[Records with drawing code]
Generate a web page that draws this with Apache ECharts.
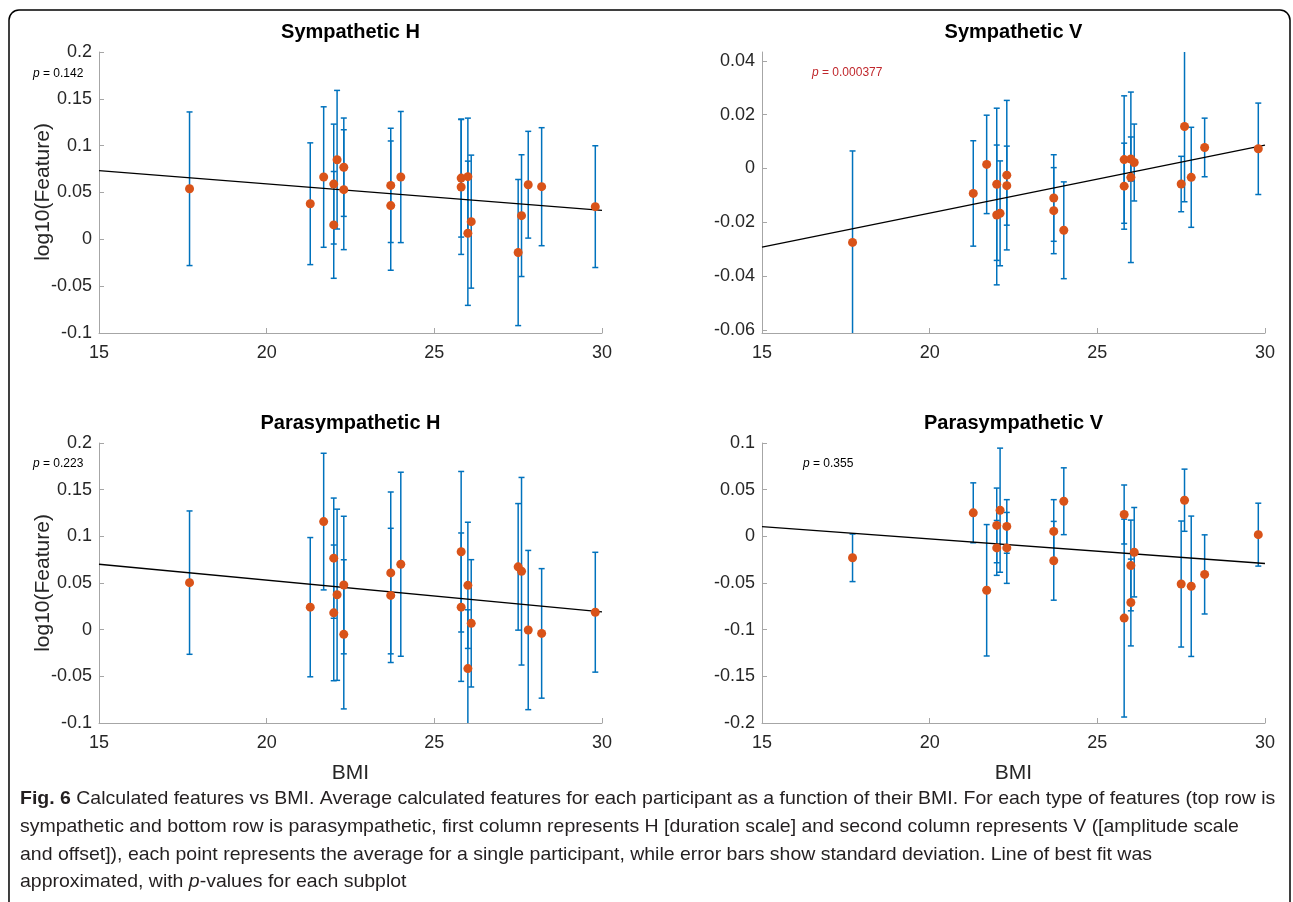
<!DOCTYPE html>
<html>
<head>
<meta charset="utf-8">
<title>Calculated features vs BMI</title>
<script src="https://cdn.jsdelivr.net/npm/echarts/dist/echarts.min.js"></script>
<style>
  html, body { margin: 0; padding: 0; background: #fff; }
  #chart { width: 1293px; height: 902px; }
</style>
</head>
<body>
<div id="chart"></div>
<script>
// BMI of each participant (shared by all four panels)
const bmi = [17.7, 21.3, 21.7, 22.0, 22.0, 22.1, 22.3, 22.3, 23.7, 23.7, 24.0,
             25.8, 25.8, 26.0, 26.0, 26.1, 27.5, 27.6, 27.8, 28.2, 29.8]

// Sympathetic H
const symH = [0.054, 0.038, 0.0665, 0.059, 0.0154, 0.085, 0.077, 0.053, 0.0576, 0.036, 0.0665,
              0.0654, 0.0559, 0.0669, 0.0065, 0.0189, -0.0141, 0.0253, 0.0583, 0.0562, 0.0349]
const symHErr = [0.082, 0.065, 0.075, 0.064, 0.057, 0.074, 0.0525, 0.064, 0.061, 0.069, 0.070,
                 0.063, 0.072, 0.0625, 0.077, 0.071, 0.078, 0.065, 0.057, 0.063, 0.065]
const symHFit = [0.0733, 0.031]

// Sympathetic V
const symV = [-0.0275, -0.0093, 0.0015, -0.0059, -0.0173, -0.0167, -0.0025, -0.0064, -0.011, -0.0157, -0.023,
              0.0033, -0.0066, 0.0035, -0.0033, 0.0022, -0.0058, 0.0156, -0.0033, 0.0078, 0.0073]
const symVErr = [0.034, 0.0196, 0.0183, 0.0283, 0.026, 0.0195, 0.0278, 0.0147, 0.0161, 0.016, 0.018,
                 0.0237, 0.016, 0.0082, 0.0317, 0.0143, 0.0103, 0.028, 0.0186, 0.0109, 0.017]
const symVFit = [-0.0293, 0.0087]

// Parasympathetic H
const paraH = [0.0504, 0.0241, 0.1158, 0.0766, 0.018, 0.0374, 0.0478, -0.005, 0.0608, 0.0367, 0.0701,
               0.0835, 0.0241, 0.0475, -0.0417, 0.0068, 0.0673, 0.0626, -0.0004, -0.004, 0.0187]
const paraHErr = [0.0768, 0.0746, 0.0732, 0.0644, 0.0727, 0.0917, 0.0737, 0.0799, 0.0867, 0.0719, 0.0986,
                  0.086, 0.0795, 0.0676, 0.063, 0.0682, 0.0678, 0.1005, 0.0853, 0.0694, 0.0642]
const paraHFit = [0.0701, 0.0191]

// Parasympathetic V
const paraV = [-0.023, 0.0252, -0.0578, 0.0117, -0.0124, 0.028, 0.0106, -0.0124, 0.0053, -0.0262, 0.0376,
               0.0234, -0.0876, -0.0312, -0.0709, -0.017, -0.0511, 0.0387, -0.0535, -0.0408, 0.0018]
const paraVErr = [0.0255, 0.0321, 0.0704, 0.04, 0.0294, 0.0665, 0.0287, 0.038, 0.034, 0.0422, 0.0358,
                  0.0316, 0.106, 0.0486, 0.0465, 0.0479, 0.0675, 0.0333, 0.0752, 0.0424, 0.0337]
const paraVFit = [0.0103, -0.0291]

const fitX = [15, 30]
const xTicks = [15, 20, 25, 30]
const yTicksH = [-0.1, -0.05, 0, 0.05, 0.1, 0.15, 0.2]
const yTicksSV = [-0.06, -0.04, -0.02, 0, 0.02, 0.04]
const yTicksPV = [-0.2, -0.15, -0.1, -0.05, 0, 0.05, 0.1]

const panels = [
  { title: 'Sympathetic H', y: symH, err: symHErr, fit: symHFit, ticks: yTicksH, min: -0.1, max: 0.2,
    p: '0.142', pColor: '#000', px: 33, py: 74 },
  { title: 'Sympathetic V', y: symV, err: symVErr, fit: symVFit, ticks: yTicksSV, min: -0.0612, max: 0.0433,
    p: '0.000377', pColor: '#c0282d', px: 812, py: 73 },
  { title: 'Parasympathetic H', y: paraH, err: paraHErr, fit: paraHFit, ticks: yTicksH, min: -0.1, max: 0.2,
    p: '0.223', pColor: '#000', px: 33, py: 464 },
  { title: 'Parasympathetic V', y: paraV, err: paraVErr, fit: paraVFit, ticks: yTicksPV, min: -0.2, max: 0.1,
    p: '0.355', pColor: '#000', px: 803, py: 464 }
]

const grids = [
  { left: 99, top: 52, width: 503, height: 281 },
  { left: 762, top: 52, width: 503, height: 281 },
  { left: 99, top: 443, width: 503, height: 280 },
  { left: 762, top: 443, width: 503, height: 280 }
]

const FONT = 'Liberation Sans, Arial, sans-serif'
const axisGray = '#a6a6a6'
const blue = '#0072bd'
const orange = '#d95319'

function fmt(v) {
  return String(parseFloat(v.toFixed(3)))
}

function errorBarItem(params, api) {
  const x = api.value(0)
  const lo = api.coord([x, api.value(1)])
  const hi = api.coord([x, api.value(2)])
  const w = 3
  const st = { stroke: blue, lineWidth: 1.5 }
  return {
    type: 'group',
    children: [
      { type: 'line', shape: { x1: lo[0], y1: lo[1], x2: hi[0], y2: hi[1] }, style: st },
      { type: 'line', shape: { x1: lo[0] - w, y1: lo[1], x2: lo[0] + w, y2: lo[1] }, style: st },
      { type: 'line', shape: { x1: hi[0] - w, y1: hi[1], x2: hi[0] + w, y2: hi[1] }, style: st }
    ]
  }
}

function txt(text, x, y, size, opts) {
  opts = opts || {}
  return {
    type: 'text',
    x: x,
    y: y,
    rotation: opts.rotation || 0,
    scaleX: opts.scaleX || 1,
    silent: true,
    style: {
      text: text,
      fontSize: size,
      fontFamily: opts.family || FONT,
      fontWeight: opts.weight || 'normal',
      fill: opts.color || '#262626',
      align: opts.align || 'center',
      verticalAlign: 'middle',
      textAlign: opts.align || 'center',
      textVerticalAlign: 'middle',
      rich: opts.rich
    }
  }
}

const xAxis = []
const yAxis = []
const series = []
const graphic = [
  { type: 'rect', silent: true, shape: { x: 9, y: 10, width: 1281, height: 1000, r: 10 },
    style: { fill: null, stroke: '#000', lineWidth: 1.5 } }
]

panels.forEach((p, i) => {
  xAxis.push({
    gridIndex: i, type: 'value', min: 15, max: 30,
    axisLine: { show: true, onZero: false, lineStyle: { color: axisGray, width: 1 } },
    axisTick: { show: true, inside: true, length: 5, customValues: xTicks, lineStyle: { color: axisGray } },
    axisLabel: { customValues: xTicks, color: '#262626', fontSize: 18, fontFamily: FONT, margin: 11 },
    splitLine: { show: false }
  })
  yAxis.push({
    gridIndex: i, type: 'value', min: p.min, max: p.max,
    axisLine: { show: true, onZero: false, lineStyle: { color: axisGray, width: 1 } },
    axisTick: { show: true, inside: true, length: 5, customValues: p.ticks, lineStyle: { color: axisGray } },
    axisLabel: { customValues: p.ticks, color: '#262626', fontSize: 18, fontFamily: FONT, margin: 7, formatter: fmt },
    splitLine: { show: false }
  })
  series.push({
    type: 'custom', xAxisIndex: i, yAxisIndex: i, clip: true, z: 1,
    renderItem: errorBarItem,
    encode: { x: 0, y: [1, 2] },
    data: bmi.map((b, k) => [b, p.y[k] - p.err[k], p.y[k] + p.err[k]])
  })
  series.push({
    type: 'line', xAxisIndex: i, yAxisIndex: i, z: 2, symbol: 'none', silent: true,
    lineStyle: { color: '#000', width: 1.3 },
    data: fitX.map((x, k) => [x, p.fit[k]])
  })
  series.push({
    type: 'scatter', xAxisIndex: i, yAxisIndex: i, z: 3, symbol: 'circle', symbolSize: 9,
    itemStyle: { color: orange, opacity: 1 },
    data: bmi.map((b, k) => [b, p.y[k]])
  })

  const g = grids[i]
  graphic.push(txt(p.title, g.left + g.width / 2, i < 2 ? 32 : 423, 20, { weight: 'bold', color: '#000' }))
  graphic.push(txt('{i|p} = ' + p.p, p.px, p.py, 12, {
    align: 'left', color: p.pColor,
    rich: { i: { fontStyle: 'italic', fontSize: 12, fontFamily: FONT, fill: p.pColor, color: p.pColor } }
  }))
})

// axis names
graphic.push(txt('log10(Feature)', 43, 192, 21, { rotation: Math.PI / 2 }))
graphic.push(txt('log10(Feature)', 43, 583, 21, { rotation: Math.PI / 2 }))
graphic.push(txt('BMI', 350.5, 773, 21))
graphic.push(txt('BMI', 1013.5, 773, 21))

// figure caption
const captionLines = [
  '{b|Fig. 6} Calculated features vs BMI. Average calculated features for each participant as a function of their BMI. For each type of features (top row is',
  'sympathetic and bottom row is parasympathetic, first column represents H [duration scale] and second column represents V ([amplitude scale',
  'and offset]), each point represents the average for a single participant, while error bars show standard deviation. Line of best fit was',
  'approximated, with {i|p}-values for each subplot'
]
const captionY = [799, 827, 855, 882]
captionLines.forEach((line, k) => {
  graphic.push(txt(line, 20, captionY[k], 19, {
    align: 'left', color: '#231f20', scaleX: 1.025,
    rich: {
      b: { fontWeight: 'bold', fontSize: 19, fontFamily: FONT, color: '#231f20' },
      i: { fontStyle: 'italic', fontSize: 19, fontFamily: FONT, color: '#231f20' }
    }
  }))
})

const options = {
  animation: false,
  backgroundColor: '#fff',
  grid: grids,
  xAxis: xAxis,
  yAxis: yAxis,
  series: series,
  graphic: graphic
}

const chart = echarts.init(document.getElementById('chart'), null, { renderer: 'canvas' })
chart.setOption(options)
window.addEventListener('resize', () => {
  chart.resize()
})
</script>
</body>
</html>
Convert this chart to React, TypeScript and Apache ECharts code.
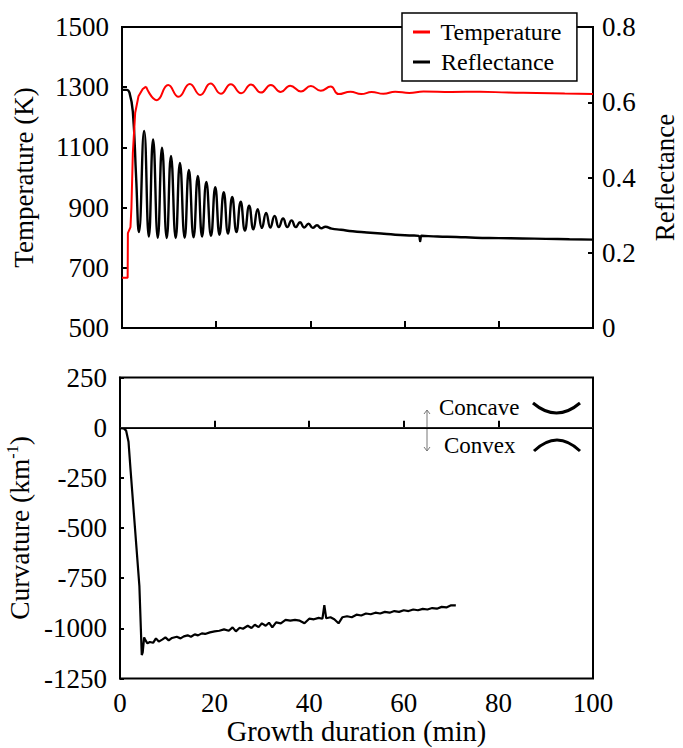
import React, { useEffect, useRef } from "react";
import * as echarts from "echarts";

// ---------- data ----------
// Reflectance (right axis of the upper panel)
const reflTime = [0, 1.0, 1.6, 2.3, 3.0, 3.6,
  4.7, 5.7, 6.6, 7.6, 8.5, 9.5, 10.4, 11.4, 12.3, 13.3, 14.2, 15.2, 16.1, 17.0, 17.9, 18.9, 19.8, 20.7, 21.6, 22.5,
  23.4, 24.3, 25.2, 26.1, 27.0, 27.9, 28.8, 29.7, 30.6, 31.5, 32.4, 33.3, 34.2, 35.1, 36.0, 36.9, 37.8, 38.7, 39.6,
  40.5, 41.4, 42.3, 43.2,
  44.5, 46.5, 49, 52, 55, 58, 61, 63.0, 63.3, 63.6, 67, 71, 75, 80, 85, 90, 95, 100];
const reflValue = [0.633, 0.633, 0.625, 0.575, 0.40, 0.255,
  0.524, 0.243, 0.501, 0.24, 0.479, 0.239, 0.457, 0.239, 0.439, 0.24, 0.42, 0.241, 0.404, 0.243, 0.388, 0.245,
  0.374, 0.248, 0.361, 0.251, 0.348, 0.255, 0.336, 0.259, 0.325, 0.262, 0.316, 0.266, 0.306, 0.267, 0.298, 0.268,
  0.291, 0.268, 0.286, 0.268, 0.281, 0.267, 0.277, 0.266, 0.273, 0.265, 0.269,
  0.264, 0.261, 0.257, 0.254, 0.251, 0.248, 0.246, 0.245, 0.231, 0.245, 0.243, 0.242, 0.240, 0.239, 0.238, 0.237, 0.236, 0.235];

// Temperature (left axis of the upper panel): heating ramp, then oscillating plateau
const tempRampTime = [0, 1.2, 1.25, 1.8, 2.0, 2.3, 2.8, 3.5, 4.4, 5.1];
const tempRampValue = [667, 667, 815, 835, 900, 1080, 1215, 1270, 1294, 1302];
const tempPlateauTime = [5.1, 7.4, 9.8, 12.0, 14.4, 16.6, 18.8, 21.0, 23.1, 25.3, 27.4, 29.5, 31.6, 33.7, 35.7, 38.0,
  40.1, 42.2, 44.3, 46.0, 48.5, 50.8, 53, 55.5, 58, 61, 64, 70, 76, 82, 88, 94, 100];
const tempPlateauValue = [1302, 1257, 1307, 1268, 1311, 1274, 1312, 1278, 1310, 1280, 1309, 1282, 1307, 1284, 1305, 1286,
  1304, 1288, 1302, 1277, 1285, 1277, 1284, 1278, 1285, 1281, 1286, 1284, 1285, 1282, 1281, 1279, 1277];

// Curvature (lower panel)
const curvTime = [0, 0.8, 1.3, 1.8, 2.2, 4.1, 4.6, 4.8, 5.1, 5.4, 5.8, 6.3, 7.0, 7.6, 8.2, 9.0, 9.6, 10.3, 11, 12,
  12.8, 13.5, 14.3, 15, 15.8, 16.5, 17.3, 18, 19, 20, 21, 22, 23, 23.8, 24.5, 25.3, 26, 27, 27.8, 28.5, 29.3, 30,
  30.8, 31.5, 32.2, 33, 34, 35, 36, 37, 38, 39, 40, 41, 42, 42.8, 43.2, 43.6, 44.5, 45.3, 46.2, 47, 48, 49, 50, 51,
  52, 53, 54, 55, 56, 57, 58, 59, 60, 61, 62, 63, 64, 65, 66, 67, 68, 69, 70, 71];
const curvValue = [-3, -4, -15, -70, -200, -790, -1133, -1120, -1045, -1060, -1075, -1068, -1072, -1050, -1066, -1055,
  -1045, -1060, -1048, -1042, -1050, -1040, -1035, -1042, -1030, -1035, -1025, -1028, -1020, -1015, -1012, -1005,
  -1012, -995, -1015, -997, -1002, -987, -998, -982, -994, -975, -987, -972, -995, -970, -975, -958, -962, -958,
  -962, -975, -952, -955, -948, -952, -885, -950, -945, -955, -975, -945, -940, -945, -932, -936, -926, -930, -922,
  -926, -918, -922, -914, -918, -910, -914, -906, -910, -903, -906, -899, -902, -893, -896, -885, -886];

const zip = (a: number[], b: number[]) => a.map((t, i) => [t, b[i]]);

const FONT = "Times New Roman, Liberation Serif, Tinos, DejaVu Serif, serif";
const BLACK = "#000";
const RED = "#ff0000";

export default function App() {
  const ref = useRef<HTMLDivElement>(null);

  useEffect(() => {
    document.body.style.margin = "0";
    const chart = echarts.init(ref.current!, undefined, { renderer: "svg" });

    const axisLine = { show: true, lineStyle: { color: BLACK, width: 2 } };
    const tickStyle = (len: number) => ({ show: true, inside: true, length: len, lineStyle: { color: BLACK, width: 2 } });
    const plain = (v: number) => String(v);
    const labelStyle = { color: BLACK, fontFamily: FONT, fontSize: 27, formatter: plain };
    const nameStyle = { color: BLACK, fontFamily: FONT, fontSize: 27 };

    const option: any = {
      animation: false,
      backgroundColor: "#fff",
      textStyle: { fontFamily: FONT },
      grid: [
        { left: 122, right: 90, top: 27, height: 301, show: true, borderColor: BLACK, borderWidth: 2, containLabel: false, outerBoundsMode: "none" },
        { left: 120, right: 90, top: 377.5, height: 301, show: true, borderColor: BLACK, borderWidth: 2, containLabel: false, outerBoundsMode: "none" },
      ],
      legend: {
        orient: "vertical",
        left: 402,
        top: 13,
        backgroundColor: "#fff",
        borderColor: BLACK,
        borderWidth: 1.5,
        borderRadius: 0,
        padding: [6, 15, 6, 11],
        itemWidth: 17,
        itemHeight: 3,
        itemGap: 4,
        formatter: (n: string) => " " + n,
        textStyle: { color: BLACK, fontFamily: FONT, fontSize: 24, lineHeight: 26 },
        data: [
          { name: "Temperature", icon: "rect", itemStyle: { color: RED } },
          { name: "Reflectance", icon: "rect", itemStyle: { color: BLACK } },
        ],
        z: 10,
      },
      xAxis: [
        {
          gridIndex: 0, type: "value", min: 0, max: 100, interval: 20,
          axisLine, axisTick: tickStyle(7), axisLabel: { show: false }, splitLine: { show: false },
        },
        {
          gridIndex: 1, type: "value", min: 0, max: 100, interval: 20,
          axisLine, axisTick: tickStyle(7), splitLine: { show: false },
          axisLabel: { ...labelStyle, margin: 11 },
          name: "Growth duration (min)", nameLocation: "middle", nameGap: 38,
          nameTextStyle: { ...nameStyle, fontSize: 28.5 },
        },
      ],
      yAxis: [
        {
          gridIndex: 0, type: "value", position: "left", min: 500, max: 1500, interval: 200,
          axisLine, axisTick: tickStyle(5), splitLine: { show: false },
          axisLabel: { ...labelStyle, margin: 13 },
          name: "Temperature (K)", nameLocation: "middle", nameRotate: 90, nameGap: 85, nameTextStyle: nameStyle,
        },
        {
          gridIndex: 0, type: "value", position: "right", min: 0, max: 0.8, interval: 0.2,
          axisLine, axisTick: tickStyle(5), splitLine: { show: false },
          axisLabel: { ...labelStyle, margin: 9 },
          name: "Reflectance", nameLocation: "middle", nameRotate: 90, nameGap: 58, nameTextStyle: nameStyle,
        },
        {
          gridIndex: 1, type: "value", position: "left", min: -1250, max: 250, interval: 250,
          axisLine, axisTick: tickStyle(4), splitLine: { show: false },
          axisLabel: { ...labelStyle, margin: 13 },
          name: "{a|Curvature (km}{b|-1}{a|)}", nameLocation: "middle", nameRotate: 90, nameGap: 78,
          nameTextStyle: {
            ...nameStyle,
            rich: {
              a: { fontFamily: FONT, fontSize: 27.5, color: BLACK, lineHeight: 30 },
              b: { fontFamily: FONT, fontSize: 16, color: BLACK, lineHeight: 16, verticalAlign: "top" },
            },
          },
        },
      ],
      series: [
        {
          name: "Reflectance", type: "line", xAxisIndex: 0, yAxisIndex: 1, symbol: "none", smooth: 0.5,
          lineStyle: { color: BLACK, width: 2.4 }, itemStyle: { color: BLACK },
          data: zip(reflTime, reflValue),
        },
        {
          name: "Temperature", type: "line", xAxisIndex: 0, yAxisIndex: 0, symbol: "none", smooth: false,
          lineStyle: { color: RED, width: 2 }, itemStyle: { color: RED },
          data: zip(tempRampTime, tempRampValue),
        },
        {
          name: "Temperature", type: "line", xAxisIndex: 0, yAxisIndex: 0, symbol: "none", smooth: 0.5,
          lineStyle: { color: RED, width: 2 }, itemStyle: { color: RED },
          data: zip(tempPlateauTime, tempPlateauValue),
        },
        {
          name: "Curvature", type: "line", xAxisIndex: 1, yAxisIndex: 2, symbol: "none", smooth: false,
          lineStyle: { color: BLACK, width: 2.2 },
          data: zip(curvTime, curvValue),
          markLine: {
            silent: true, symbol: "none", label: { show: false },
            lineStyle: { color: "#222", width: 1.2, type: "solid" },
            data: [{ yAxis: 0 }],
          },
        },
      ],
      graphic: [
        { type: "text", left: 439, top: 396, style: { text: "Concave", fontFamily: FONT, fontSize: 23, fill: BLACK } },
        { type: "text", left: 444, top: 434, style: { text: "Convex", fontFamily: FONT, fontSize: 23, fill: BLACK } },
        { type: "line", shape: { x1: 427, y1: 410, x2: 427, y2: 451 }, style: { stroke: "#777", lineWidth: 1 } },
        { type: "polyline", shape: { points: [[424, 414], [427, 410], [430, 414]] }, style: { stroke: "#777", lineWidth: 1, fill: null } },
        { type: "polyline", shape: { points: [[424, 447], [427, 451], [430, 447]] }, style: { stroke: "#777", lineWidth: 1, fill: null } },
        { type: "bezierCurve", shape: { x1: 533, y1: 403, x2: 580, y2: 403, cpx1: 556.5, cpy1: 423 }, style: { stroke: BLACK, lineWidth: 3, fill: null } },
        { type: "bezierCurve", shape: { x1: 534, y1: 451, x2: 580, y2: 451, cpx1: 557, cpy1: 429 }, style: { stroke: BLACK, lineWidth: 3, fill: null } },
      ],
    };

    chart.setOption(option);
    return () => chart.dispose();
  }, []);

  return <div ref={ref} style={{ width: 683, height: 748 }} />;
}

Set exercise >> Copy all lines from the material that hold "Apache".

Task answer >>
Generate a web page that draws this with Apache ECharts.
Convert this chart to React, TypeScript and Apache ECharts code.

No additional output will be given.